- Born: Ramachandra Reddy Gari Pratap Reddy 18 January 1965 Matempaipally, Chittoor district, Andhra Pradesh, India
- Died: 21 January 2025 (aged 60) Gariaband district, Chhattisgarh, India
- Cause of death: Shootout with Anti-naxal squad
- Organization: Communist Party of India (Maoist)
- Known for: Head of Odisha State Committee of the Communist Party of India (Maoist)
- Criminal charges: Left wing extremism, Murder, Criminal Conspiracy
- Criminal status: Killed in Encounter

= Chalpathi =

Indian Maoist insurgent (1965–2025)

Ramachandra Reddy Gari Pratap Reddy, commonly known by his nom de guerre Chalpathi (otherwise spelt Chalpathy) was an Indian Maoist militant and chief of Odisha state committee of the Communist Party of India (Maoist).

==Early life==
He was born in Matempaipally village in Chittoor, Andhra Pradesh, as Pratap Reddy Ramachandra Reddy. He also had many other names — Chalapathi, Appa Rao and Jayaram.

Around 1991, he joined then-People's War Group after being radicalised by rural poverty, exploitation by landlords, and through radical left ideologies.

==Personal life==
He was married to a Senior Maoist named Aruna, who was a member of Andhra-Odish special Zonal Committee.

On 18 June 2025, Aruna was killed by Greyhounds Forces in an operation in Alluri Sitarama district, Andhra Pradesh.

==Guerrilla life==
In 2004, he became member of the Communist Party of India (Maoist) when different Maoist groups merged to form a united group. He was also a member of Central committee of the group which was the highest decision-making body of the group.

In 2008, he was involved in the attack on a police armoury in Odisha's Nayagarh, in which 13 Security personnel were killed and armoury looted by Maoist cadres. He also cut down trees along highway to ensure that reinforcements could not reach the area.

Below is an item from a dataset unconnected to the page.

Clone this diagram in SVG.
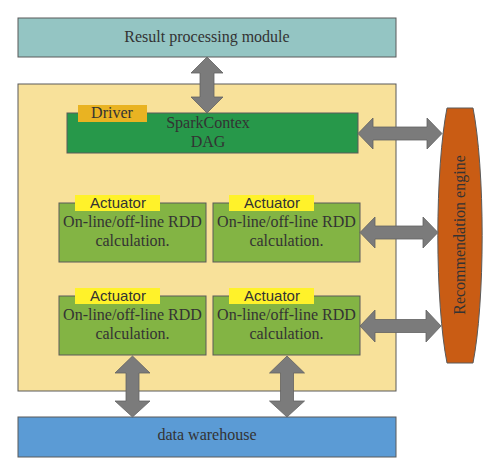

In 2018, he was responsible for the attack in Dumbriguda Mandal in Andhra Pradesh, where Maoists killed TDP MLA Kidari Sarveswara Rao and former TDP MLA Siveri Soma.
He reportedly had a bounty of ₹1 crore placed by the government at the time of his death.

==Death==
On 21 January 2025, Security forces got a tip off about his presence near Kularighat reserve forest in Gariaband district in Chhattisgarh 5 km from Odisha border. A fierce gunfight erupted between his associate militants and Security forces and he along with 13 other militants were killed in the gunfight.